Task brief:
Check each line of the listing for the word "matplotlib" and give only the number of lines that have it.

start

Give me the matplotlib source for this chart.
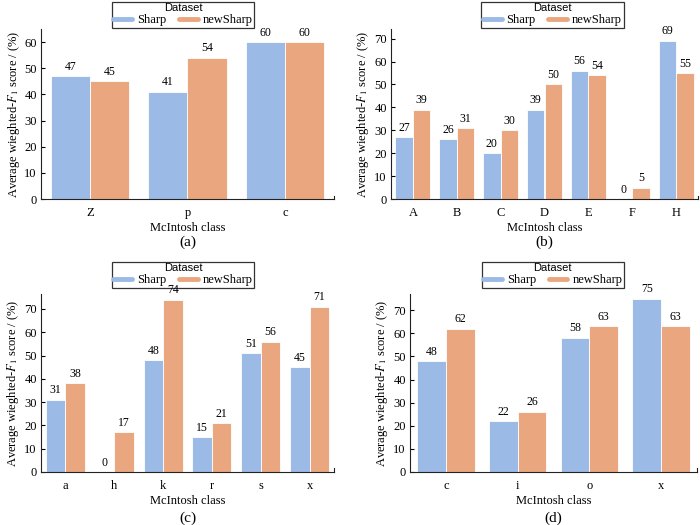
import matplotlib
matplotlib.use("Agg")
import matplotlib.pyplot as plt
from matplotlib.lines import Line2D
import numpy as np

plt.rcParams['font.family'] = ['Liberation Serif', 'DejaVu Serif']
plt.rcParams['mathtext.fontset'] = 'stix'

# Data
cats_a = ['Z', 'p', 'c']
sharp_a = [47, 41, 60]
new_a = [45, 54, 60]

cats_b = ['A', 'B', 'C', 'D', 'E', 'F', 'H']
sharp_b = [27, 26, 20, 39, 56, 0, 69]
new_b = [39, 31, 30, 50, 54, 5, 55]

cats_c = ['a', 'h', 'k', 'r', 's', 'x']
sharp_c = [31, 0, 48, 15, 51, 45]
new_c = [38, 17, 74, 21, 56, 71]

cats_d = ['c', 'i', 'o', 'x']
sharp_d = [48, 22, 58, 75]
new_d = [62, 26, 63, 63]

series_names = ['Sharp', 'newSharp']
captions = ['(a)', '(b)', '(c)', '(d)']

BLUE = '#9CBAE6'
ORANGE = '#EAA77F'

fig = plt.figure(figsize=(7, 5.25), dpi=100)

W, H = 700, 525
def pos(l, r, t, b):
    return [l / W, (H - b) / H, (r - l) / W, (b - t) / H]

# axes box, y top, max tick, legend centre x (axes frac), legend bottom (px), caption y (px)
panels = [
    (cats_a, sharp_a, new_a, pos(41, 334, 29, 199), 65.0, 60, 0.485, 28, 242),
    (cats_b, sharp_b, new_b, pos(391, 698, 29, 199), 74.2, 70, 0.526, 28, 242),
    (cats_c, sharp_c, new_c, pos(41, 334, 294, 472), 76.4, 70, 0.485, 288, 518),
    (cats_d, sharp_d, new_d, pos(410, 697, 294, 472), 77.0, 70, 0.497, 288, 518),
]

for k, (cats, s1, s2, p, ytop, ymaxtick, lx, lbot, capy) in enumerate(panels):
    ax = fig.add_axes(p)
    x = np.arange(len(cats))
    b1 = ax.bar(x - 0.2, s1, 0.4, color=BLUE, edgecolor='white', linewidth=0.6)
    b2 = ax.bar(x + 0.2, s2, 0.4, color=ORANGE, edgecolor='white', linewidth=0.6)
    for bc, vals in ((b1, s1), (b2, s2)):
        for t in ax.bar_label(bc, labels=[str(v) for v in vals], padding=2.5, fontsize=8.5):
            t.set_zorder(10)
            t.set_clip_on(False)
    ax.set_xlim(-0.5, len(cats) - 0.5)
    ax.set_ylim(0, ytop)
    ax.set_yticks(np.arange(0, ymaxtick + 1, 10))
    ax.set_xticks(x)
    ax.set_xticklabels(cats)
    ax.tick_params(axis='y', direction='in', length=3, width=0.8, labelsize=9, pad=3)
    ax.tick_params(axis='x', length=0, labelsize=9, pad=6)
    ax.spines['top'].set_visible(False)
    ax.spines['right'].set_bounds(0, ytop * 0.02)
    for s in ['left', 'bottom', 'right']:
        ax.spines[s].set_linewidth(0.8)
        ax.spines[s].set_color('#222222')
    ax.set_xlabel('McIntosh class', fontsize=9, labelpad=2)
    ax.set_ylabel(r'Average wieghted-$F_1$ score / (%)', fontsize=9, labelpad=2)
    handles = [Line2D([0], [0], color=BLUE, lw=3.5, solid_capstyle='round'),
               Line2D([0], [0], color=ORANGE, lw=3.5, solid_capstyle='round')]
    ax_top_px = H - (p[1] + p[3]) * H
    ly = 1.0 + (ax_top_px - lbot) / (p[3] * H)
    leg = ax.legend(handles, series_names, loc='lower center', bbox_to_anchor=(lx, ly),
                    ncol=2, title='Dataset', fontsize=9, frameon=True, fancybox=False,
                    edgecolor='black', borderpad=0.12, handlelength=1.5, handletextpad=0.4,
                    columnspacing=1.0, labelspacing=0.1, borderaxespad=0.0)
    leg.get_frame().set_linewidth(0.9)
    leg.set_zorder(5)
    leg.get_title().set_fontfamily('Liberation Sans')
    leg.get_title().set_fontsize(8)
    cx = p[0] + p[2] * 0.5
    fig.text(cx, 1 - capy / H, captions[k], ha='center', va='center', fontsize=11)

fig.savefig('out.png', dpi=100)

end

Exercise response:
5